> [Records shown]:
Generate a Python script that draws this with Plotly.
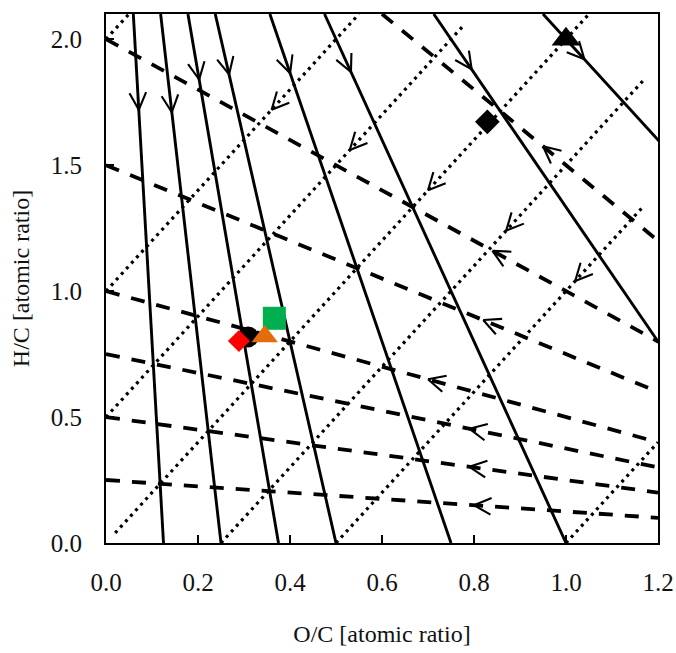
import math
import plotly.graph_objects as go

# ---- chart data -------------------------------------------------------------
# Axis extents (O/C on x, H/C on y)
OC_MAX = 1.2
HC_MAX = 2.1

# Demethanation lines: all pass through (O/C, H/C) = (0, 4); listed by O/C at H/C = 0
demethanation_oc0 = [0.125, 0.25, 0.375, 0.5, 0.75, 1.0, 1.5, 2.0]
demethanation_arrow_hc = [1.72, 1.71, 1.84, 1.86, 1.865, 1.87, 1.88, 1.92]

# Decarboxylation lines: all pass through (2, 0); listed by H/C at O/C = 0
decarboxylation_hc0 = [3.0, 2.0, 1.5, 1.0, 0.75, 0.5, 0.25]
decarboxylation_arrow_oc = [0.95, 0.84, 0.82, 0.70, 0.79, 0.79, 0.80]

# Dehydration lines: H/C = 2 * (O/C - offset), drawn between a start and end O/C
dehydration_offset = [-1.0, -0.5, -0.25, 0.0, 0.25, 0.5, 1.0]
dehydration_start_oc = [0.0, 0.0, 0.0, 0.02, 0.25, 0.5, 1.0]
dehydration_end_oc = [0.05, 0.55, 0.78, 1.05, 1.17, 1.17, 1.2]
dehydration_arrow_oc = [None, 0.36, 0.53, 0.70, 0.87, 1.02, None]

# Samples
samples = [
    # name, O/C, H/C, symbol, size, colour
    ("circle", 0.309, 0.818, "circle", 21, "#000000"),
    ("square", 0.366, 0.892, "square", 23, "#00B050"),
    ("diamond-red", 0.289, 0.802, "diamond", 17, "#FF0000"),
    ("triangle-orange", 0.345, 0.82, "triangle-up", 23, "#E46C0A"),
    ("diamond-black", 0.829, 1.672, "diamond", 19, "#000000"),
    ("triangle-black", 1.0, 2.0, "triangle-up", 25, "#000000"),
]

# ---- layout geometry ---------------------------------------------------------
W, H = 676, 653
M_L, M_R, M_T, M_B = 106, 18, 14, 110
SX = (W - M_L - M_R) / OC_MAX      # px per unit O/C
SY = (H - M_T - M_B) / HC_MAX      # px per unit H/C

FONT = "Liberation Serif, Times New Roman, serif"

BARB_LEN = 19.0     # px
BARB_ANGLE = math.radians(26)


def arrow_barbs(tips, dirs):
    """Open V arrowheads: tips in data units, dirs = pointing direction in data units."""
    xs, ys = [], []
    for (tx, ty), (dx, dy) in zip(tips, dirs):
        px, py = dx * SX, dy * SY
        n = math.hypot(px, py)
        bx, by = -px / n, -py / n
        for s in (1, -1):
            c, sn = math.cos(s * BARB_ANGLE), math.sin(s * BARB_ANGLE)
            rx, ry = bx * c - by * sn, bx * sn + by * c
            xs.append(tx + rx * BARB_LEN / SX)
            ys.append(ty + ry * BARB_LEN / SY)
            xs.append(tx)
            ys.append(ty)
            xs.append(None)
            ys.append(None)
    return xs, ys


fig = go.Figure()

# Demethanation (solid)
dm_x, dm_y, dm_tips, dm_dirs = [], [], [], []
for b, ah in zip(demethanation_oc0, demethanation_arrow_hc):
    top_oc = b * (1 - HC_MAX / 4.0)
    dm_x += [top_oc, b, None]
    dm_y += [HC_MAX, 0.0, None]
    dm_tips.append((b * (1 - ah / 4.0), ah))
    dm_dirs.append((b, -4.0))
fig.add_trace(go.Scatter(x=dm_x, y=dm_y, mode="lines",
                         line=dict(color="black", width=2.9), hoverinfo="skip"))

# Decarboxylation (dashed)
dc_tips, dc_dirs = [], []
for h0, ao in zip(decarboxylation_hc0, decarboxylation_arrow_oc):
    if h0 > HC_MAX:
        x0 = 2.0 * (1 - HC_MAX / h0)
    else:
        x0 = 0.0
    fig.add_trace(go.Scatter(
        x=[x0, OC_MAX], y=[h0 * (1 - x0 / 2.0), h0 * (1 - OC_MAX / 2.0)],
        mode="lines", line=dict(color="black", width=3.8, dash="14px,12px"),
        hoverinfo="skip"))
    dc_tips.append((ao, h0 * (1 - ao / 2.0)))
    dc_dirs.append((-2.0, h0))

# Dehydration (dotted)
dh_tips, dh_dirs = [], []
for c, s, e, ao in zip(dehydration_offset, dehydration_start_oc,
                       dehydration_end_oc, dehydration_arrow_oc):
    fig.add_trace(go.Scatter(
        x=[s, e], y=[2 * (s - c), 2 * (e - c)],
        mode="lines", line=dict(color="black", width=3.2, dash="3px,4.5px"),
        hoverinfo="skip"))
    if ao is not None:
        dh_tips.append((ao, 2 * (ao - c)))
        dh_dirs.append((-1.0, -2.0))

ax_, ay_ = arrow_barbs(dm_tips + dc_tips + dh_tips, dm_dirs + dc_dirs + dh_dirs)
fig.add_trace(go.Scatter(x=ax_, y=ay_, mode="lines",
                         line=dict(color="black", width=2.1), hoverinfo="skip"))

# Sample markers
for name, xo, yh, sym, size, col in samples:
    fig.add_trace(go.Scatter(x=[xo], y=[yh], mode="markers", name=name,
                             marker=dict(symbol=sym, size=size, color=col,
                                         line=dict(width=0)),
                             cliponaxis=False))

axis_common = dict(
    showgrid=False, zeroline=False, showline=True, linecolor="black",
    linewidth=2, mirror=True, ticks="inside", ticklen=8, tickwidth=1.5,
    tickcolor="black", tickformat=".1f", automargin=False,
    tickfont=dict(family=FONT, size=25, color="#111111"),
)

fig.update_layout(
    width=W, height=H,
    margin=dict(l=M_L, r=M_R, t=M_T, b=M_B),
    paper_bgcolor="white", plot_bgcolor="white",
    showlegend=False,
    font=dict(family=FONT, color="black"),
    xaxis=dict(range=[0, OC_MAX], tick0=0, dtick=0.2, ticklabelstandoff=16,
               title=dict(text="O/C [atomic ratio]", standoff=30,
                          font=dict(family=FONT, size=24, color="#111111")),
               **axis_common),
    yaxis=dict(range=[0, HC_MAX], tick0=0, dtick=0.5, ticklabelstandoff=17,
               title=dict(text="H/C [atomic ratio]", standoff=14,
                          font=dict(family=FONT, size=24, color="#111111")),
               **axis_common),
)

fig.write_html("out.html")
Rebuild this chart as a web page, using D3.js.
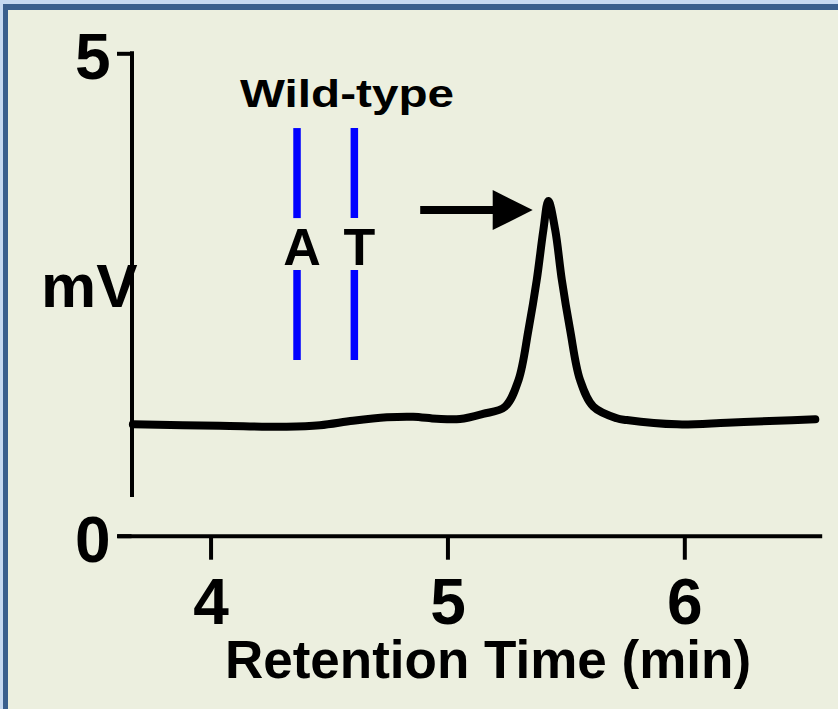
<!DOCTYPE html>
<html lang="en">
<head>
<meta charset="UTF-8">
<script src="https://d3js.org/d3.v7.min.js"></script>
<style>
  body { margin: 0; background: #c6d9f1; }
  svg { display: block; font-family: "Liberation Sans", Arial, sans-serif; font-weight: bold; }
  .axis path, .axis line { stroke: #000; stroke-width: 4px; }
  .axis text { fill: #000; font-size: 64px; font-weight: bold; font-family: "Liberation Sans", Arial, sans-serif; }
  .trace { fill: none; stroke: #000; stroke-width: 8px; stroke-linecap: round; stroke-linejoin: round; }
  .marker { stroke: #0000ff; stroke-width: 7.5px; }
</style>
</head>
<body>
<script>
// chromatogram trace (min, mV)
var retention = [3.672, 4.039, 4.321, 4.462, 4.601, 4.744, 4.855, 4.955, 5.053, 5.150, 5.243,
                 5.300, 5.342, 5.377, 5.405, 5.426, 5.455, 5.483, 5.518, 5.560, 5.616, 5.715,
                 5.757, 5.969, 6.180, 6.391, 6.553];
var signal = [1.154, 1.140, 1.130, 1.145, 1.192, 1.227, 1.233, 1.212, 1.209, 1.262, 1.337,
              1.613, 2.132, 2.650, 3.168, 3.470, 3.168, 2.650, 2.132, 1.613, 1.337, 1.217,
              1.199, 1.154, 1.171, 1.192, 1.206];

// wild-type allele markers
var markerLabels = ["A", "T"];
var markerTimes = [4.365, 4.607];

var xTicks = [4, 5, 6];
var yTicks = [0, 5];

var width = 838, height = 709;

var svg = d3.select("body").append("svg")
  .attr("width", width)
  .attr("height", height);

// slide frame
svg.append("rect").attr("width", width).attr("height", height).attr("fill", "#c6d9f1");
svg.append("rect").attr("x", 3).attr("y", 4).attr("width", width).attr("height", height).attr("fill", "#3a5f8d");
svg.append("rect").attr("x", 8).attr("y", 10).attr("width", width).attr("height", height).attr("fill", "#ecefdf");

// scales
var x = d3.scaleLinear().domain([3.605, 6.58]).range([117, 821.7]);
var y = d3.scaleLinear().domain([0, 5]).range([535.7, 53.3]);
var yAxisX = 131.5;

// x axis
var gx = svg.append("g")
  .attr("class", "axis")
  .attr("transform", "translate(0," + y(0) + ")")
  .call(d3.axisBottom(x).tickValues(xTicks).tickFormat(d3.format("d"))
    .tickSize(24).tickSizeOuter(0).tickPadding(19));
gx.selectAll("text").attr("dy", "0.71em");

// y axis (line stops short of zero, prism style)
var gy = svg.append("g")
  .attr("class", "axis")
  .attr("transform", "translate(" + yAxisX + ",0)")
  .call(d3.axisLeft(y).tickValues(yTicks).tickFormat(d3.format("d"))
    .tickSize(14.5).tickPadding(6.5));
gy.select(".domain").remove();
gy.selectAll("text").attr("dy", "0.40em");
gy.append("line")
  .attr("x1", 0.5).attr("x2", 0.5)
  .attr("y1", y(5) - 2).attr("y2", y(0.4));

// trace
var points = retention.map(function(t, i) { return [t, signal[i]]; });
var line = d3.line()
  .x(function(d) { return x(d[0]); })
  .y(function(d) { return y(d[1]); })
  .curve(d3.curveCatmullRom.alpha(0.5));

svg.append("path")
  .datum(points)
  .attr("class", "trace")
  .attr("d", line);

// blue markers with letters
markerTimes.forEach(function(t, i) {
  svg.append("line").attr("class", "marker")
    .attr("x1", x(t)).attr("x2", x(t))
    .attr("y1", y(4.225)).attr("y2", y(3.292));
  svg.append("line").attr("class", "marker")
    .attr("x1", x(t)).attr("x2", x(t))
    .attr("y1", y(2.754)).attr("y2", y(1.821));
  svg.append("text")
    .attr("x", x(t) + 5)
    .attr("y", 265)
    .attr("text-anchor", "middle")
    .style("font-size", "52px")
    .text(markerLabels[i]);
});

svg.append("text")
  .attr("x", 240)
  .attr("y", 107)
  .attr("textLength", 214)
  .attr("lengthAdjust", "spacingAndGlyphs")
  .style("font-size", "39px")
  .text("Wild-type");

// arrow pointing to the peak
var ay = y(3.375), tail = x(4.885), tip = x(5.36);
svg.append("line")
  .attr("x1", tail).attr("x2", tip - 38)
  .attr("y1", ay).attr("y2", ay)
  .attr("stroke", "#000").attr("stroke-width", 8);
svg.append("path")
  .attr("d", "M" + tip + "," + ay + "L" + (tip - 40) + "," + (ay - 20) + "L" + (tip - 40) + "," + (ay + 20) + "Z")
  .attr("fill", "#000");

// axis titles
svg.append("text")
  .attr("x", 41)
  .attr("y", 307)
  .style("font-size", "62px")
  .text("mV");

svg.append("text")
  .attr("x", 488)
  .attr("y", 678)
  .attr("text-anchor", "middle")
  .style("font-size", "53px")
  .text("Retention Time (min)");
</script>
</body>
</html>
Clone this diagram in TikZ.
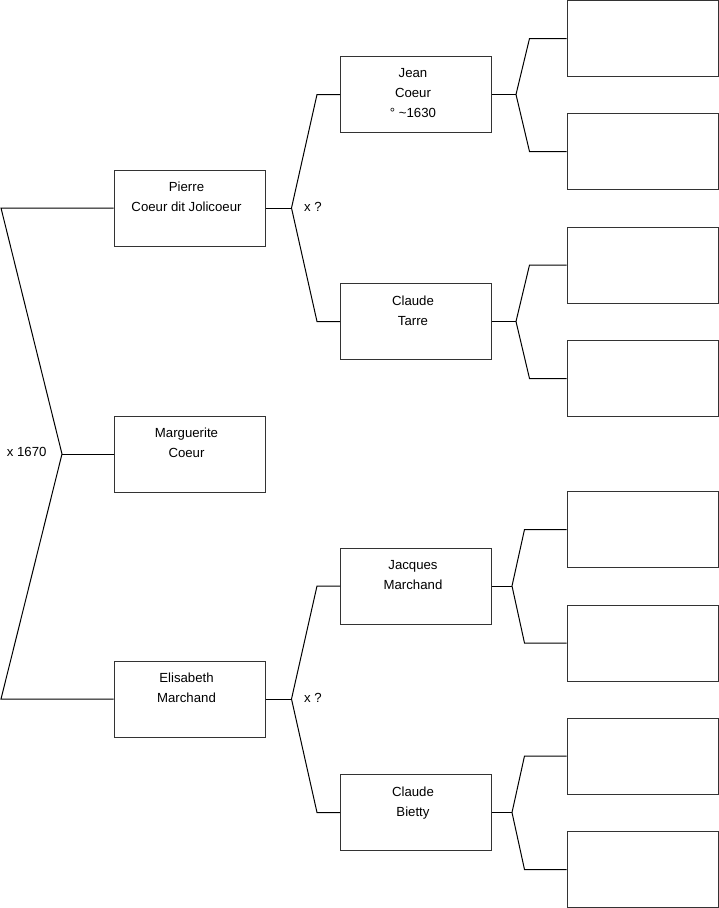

> [Goal]: Return the material line for line, from its beginning to the line that contains "BARB_ANGLE = math.radians(26)", with the pictures left out.

> [Result of this task]:
Generate a Python script that draws this with Plotly.
import math
import plotly.graph_objects as go

# ---- chart data -------------------------------------------------------------
# Axis extents (O/C on x, H/C on y)
OC_MAX = 1.2
HC_MAX = 2.1

# Demethanation lines: all pass through (O/C, H/C) = (0, 4); listed by O/C at H/C = 0
demethanation_oc0 = [0.125, 0.25, 0.375, 0.5, 0.75, 1.0, 1.5, 2.0]
demethanation_arrow_hc = [1.72, 1.71, 1.84, 1.86, 1.865, 1.87, 1.88, 1.92]

# Decarboxylation lines: all pass through (2, 0); listed by H/C at O/C = 0
decarboxylation_hc0 = [3.0, 2.0, 1.5, 1.0, 0.75, 0.5, 0.25]
decarboxylation_arrow_oc = [0.95, 0.84, 0.82, 0.70, 0.79, 0.79, 0.80]

# Dehydration lines: H/C = 2 * (O/C - offset), drawn between a start and end O/C
dehydration_offset = [-1.0, -0.5, -0.25, 0.0, 0.25, 0.5, 1.0]
dehydration_start_oc = [0.0, 0.0, 0.0, 0.02, 0.25, 0.5, 1.0]
dehydration_end_oc = [0.05, 0.55, 0.78, 1.05, 1.17, 1.17, 1.2]
dehydration_arrow_oc = [None, 0.36, 0.53, 0.70, 0.87, 1.02, None]

# Samples
samples = [
    # name, O/C, H/C, symbol, size, colour
    ("circle", 0.309, 0.818, "circle", 21, "#000000"),
    ("square", 0.366, 0.892, "square", 23, "#00B050"),
    ("diamond-red", 0.289, 0.802, "diamond", 17, "#FF0000"),
    ("triangle-orange", 0.345, 0.82, "triangle-up", 23, "#E46C0A"),
    ("diamond-black", 0.829, 1.672, "diamond", 19, "#000000"),
    ("triangle-black", 1.0, 2.0, "triangle-up", 25, "#000000"),
]

# ---- layout geometry ---------------------------------------------------------
W, H = 676, 653
M_L, M_R, M_T, M_B = 106, 18, 14, 110
SX = (W - M_L - M_R) / OC_MAX      # px per unit O/C
SY = (H - M_T - M_B) / HC_MAX      # px per unit H/C

FONT = "Liberation Serif, Times New Roman, serif"

BARB_LEN = 19.0     # px
BARB_ANGLE = math.radians(26)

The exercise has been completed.